(Entries with chart source code)
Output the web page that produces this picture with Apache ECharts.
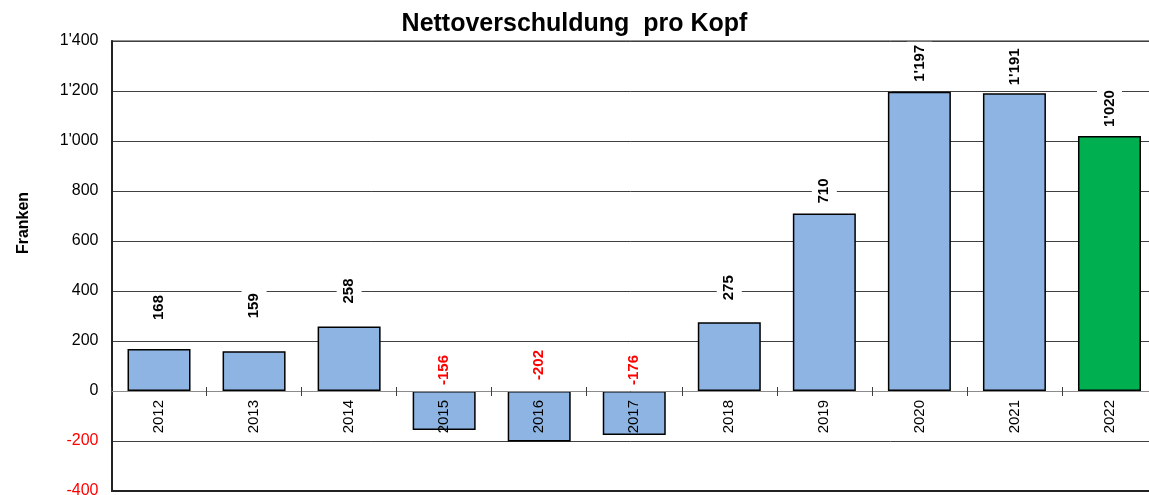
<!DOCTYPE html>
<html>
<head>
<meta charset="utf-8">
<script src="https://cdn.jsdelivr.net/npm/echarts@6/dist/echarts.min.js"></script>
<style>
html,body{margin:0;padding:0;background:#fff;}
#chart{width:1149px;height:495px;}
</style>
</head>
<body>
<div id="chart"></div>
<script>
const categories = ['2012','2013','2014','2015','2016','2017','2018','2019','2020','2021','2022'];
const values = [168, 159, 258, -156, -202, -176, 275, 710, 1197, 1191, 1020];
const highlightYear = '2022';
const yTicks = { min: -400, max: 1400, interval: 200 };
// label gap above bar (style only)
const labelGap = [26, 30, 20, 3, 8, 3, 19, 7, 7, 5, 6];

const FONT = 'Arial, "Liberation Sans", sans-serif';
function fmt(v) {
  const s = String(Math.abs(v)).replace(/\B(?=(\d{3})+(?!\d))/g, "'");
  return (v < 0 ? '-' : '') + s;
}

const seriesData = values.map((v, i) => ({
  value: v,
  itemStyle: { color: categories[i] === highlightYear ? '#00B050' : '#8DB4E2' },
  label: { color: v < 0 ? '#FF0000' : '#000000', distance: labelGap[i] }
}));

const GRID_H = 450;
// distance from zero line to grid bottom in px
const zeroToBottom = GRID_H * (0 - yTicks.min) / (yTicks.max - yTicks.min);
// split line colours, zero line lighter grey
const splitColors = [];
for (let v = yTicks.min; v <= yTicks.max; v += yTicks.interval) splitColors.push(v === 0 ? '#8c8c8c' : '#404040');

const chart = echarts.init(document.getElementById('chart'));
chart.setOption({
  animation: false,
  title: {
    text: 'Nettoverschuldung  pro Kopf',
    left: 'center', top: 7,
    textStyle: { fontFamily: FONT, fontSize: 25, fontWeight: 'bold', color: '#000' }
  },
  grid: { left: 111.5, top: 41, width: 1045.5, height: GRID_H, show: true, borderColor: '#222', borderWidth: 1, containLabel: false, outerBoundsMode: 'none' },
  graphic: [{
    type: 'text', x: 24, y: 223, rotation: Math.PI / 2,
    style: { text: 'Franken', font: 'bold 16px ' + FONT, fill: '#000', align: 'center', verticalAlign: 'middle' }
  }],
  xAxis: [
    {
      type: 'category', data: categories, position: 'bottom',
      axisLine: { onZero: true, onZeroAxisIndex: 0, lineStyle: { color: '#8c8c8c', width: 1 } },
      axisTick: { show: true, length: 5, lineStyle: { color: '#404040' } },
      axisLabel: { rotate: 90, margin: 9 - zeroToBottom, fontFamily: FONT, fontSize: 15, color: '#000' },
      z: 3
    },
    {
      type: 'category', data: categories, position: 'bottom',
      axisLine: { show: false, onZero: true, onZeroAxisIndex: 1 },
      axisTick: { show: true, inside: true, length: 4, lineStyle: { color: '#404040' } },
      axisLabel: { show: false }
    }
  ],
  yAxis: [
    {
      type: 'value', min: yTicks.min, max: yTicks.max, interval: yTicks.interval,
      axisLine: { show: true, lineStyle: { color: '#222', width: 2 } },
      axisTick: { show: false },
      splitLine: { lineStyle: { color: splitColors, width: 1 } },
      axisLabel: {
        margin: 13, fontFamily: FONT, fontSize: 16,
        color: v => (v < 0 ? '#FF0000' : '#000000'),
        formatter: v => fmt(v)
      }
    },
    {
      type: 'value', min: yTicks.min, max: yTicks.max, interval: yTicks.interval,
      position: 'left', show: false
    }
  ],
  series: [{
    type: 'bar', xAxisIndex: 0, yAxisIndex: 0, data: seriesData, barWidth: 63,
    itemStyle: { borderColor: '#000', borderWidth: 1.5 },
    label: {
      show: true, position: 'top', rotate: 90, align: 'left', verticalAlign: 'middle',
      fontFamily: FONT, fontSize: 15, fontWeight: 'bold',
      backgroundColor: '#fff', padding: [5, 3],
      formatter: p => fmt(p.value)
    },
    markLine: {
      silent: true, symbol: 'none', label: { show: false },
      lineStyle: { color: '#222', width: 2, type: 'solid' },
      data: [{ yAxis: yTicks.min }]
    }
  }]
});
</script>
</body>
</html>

--

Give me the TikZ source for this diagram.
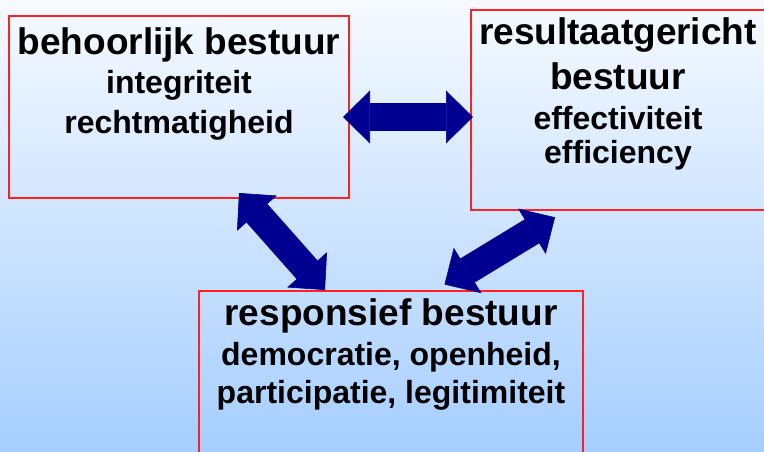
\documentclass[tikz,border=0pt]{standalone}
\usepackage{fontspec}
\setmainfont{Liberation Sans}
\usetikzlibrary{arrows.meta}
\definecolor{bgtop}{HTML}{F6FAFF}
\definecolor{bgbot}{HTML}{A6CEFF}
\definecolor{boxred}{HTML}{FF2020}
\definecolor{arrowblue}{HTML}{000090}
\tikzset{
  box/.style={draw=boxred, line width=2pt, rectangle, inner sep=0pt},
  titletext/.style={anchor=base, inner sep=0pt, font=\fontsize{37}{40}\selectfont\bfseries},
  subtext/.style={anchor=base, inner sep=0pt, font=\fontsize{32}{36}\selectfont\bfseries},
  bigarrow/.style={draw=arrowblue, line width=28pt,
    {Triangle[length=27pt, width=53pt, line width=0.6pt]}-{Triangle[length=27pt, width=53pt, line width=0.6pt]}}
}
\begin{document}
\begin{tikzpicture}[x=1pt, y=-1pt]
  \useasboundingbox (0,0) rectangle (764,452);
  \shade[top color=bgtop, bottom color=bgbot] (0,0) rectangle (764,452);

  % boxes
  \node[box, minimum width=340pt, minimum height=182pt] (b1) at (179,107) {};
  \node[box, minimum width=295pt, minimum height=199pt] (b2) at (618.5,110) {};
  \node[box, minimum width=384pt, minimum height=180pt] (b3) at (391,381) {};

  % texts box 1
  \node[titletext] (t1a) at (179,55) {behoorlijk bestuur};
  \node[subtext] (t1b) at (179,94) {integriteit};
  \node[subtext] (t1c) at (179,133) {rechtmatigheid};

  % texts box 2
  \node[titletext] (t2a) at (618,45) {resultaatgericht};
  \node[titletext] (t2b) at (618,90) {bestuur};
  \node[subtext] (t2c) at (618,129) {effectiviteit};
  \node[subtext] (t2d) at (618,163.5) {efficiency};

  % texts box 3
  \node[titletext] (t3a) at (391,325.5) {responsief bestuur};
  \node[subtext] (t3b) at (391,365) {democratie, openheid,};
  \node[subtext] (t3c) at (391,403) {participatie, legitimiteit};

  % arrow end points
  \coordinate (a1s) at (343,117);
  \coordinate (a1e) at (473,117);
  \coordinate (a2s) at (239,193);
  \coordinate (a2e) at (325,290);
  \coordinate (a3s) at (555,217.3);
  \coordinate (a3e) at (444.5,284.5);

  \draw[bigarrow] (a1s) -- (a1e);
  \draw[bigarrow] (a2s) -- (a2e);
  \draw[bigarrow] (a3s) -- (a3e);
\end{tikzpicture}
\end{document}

* **Stated exercise**
Report only the count of lines that include the string "this".

* **Correct result**
2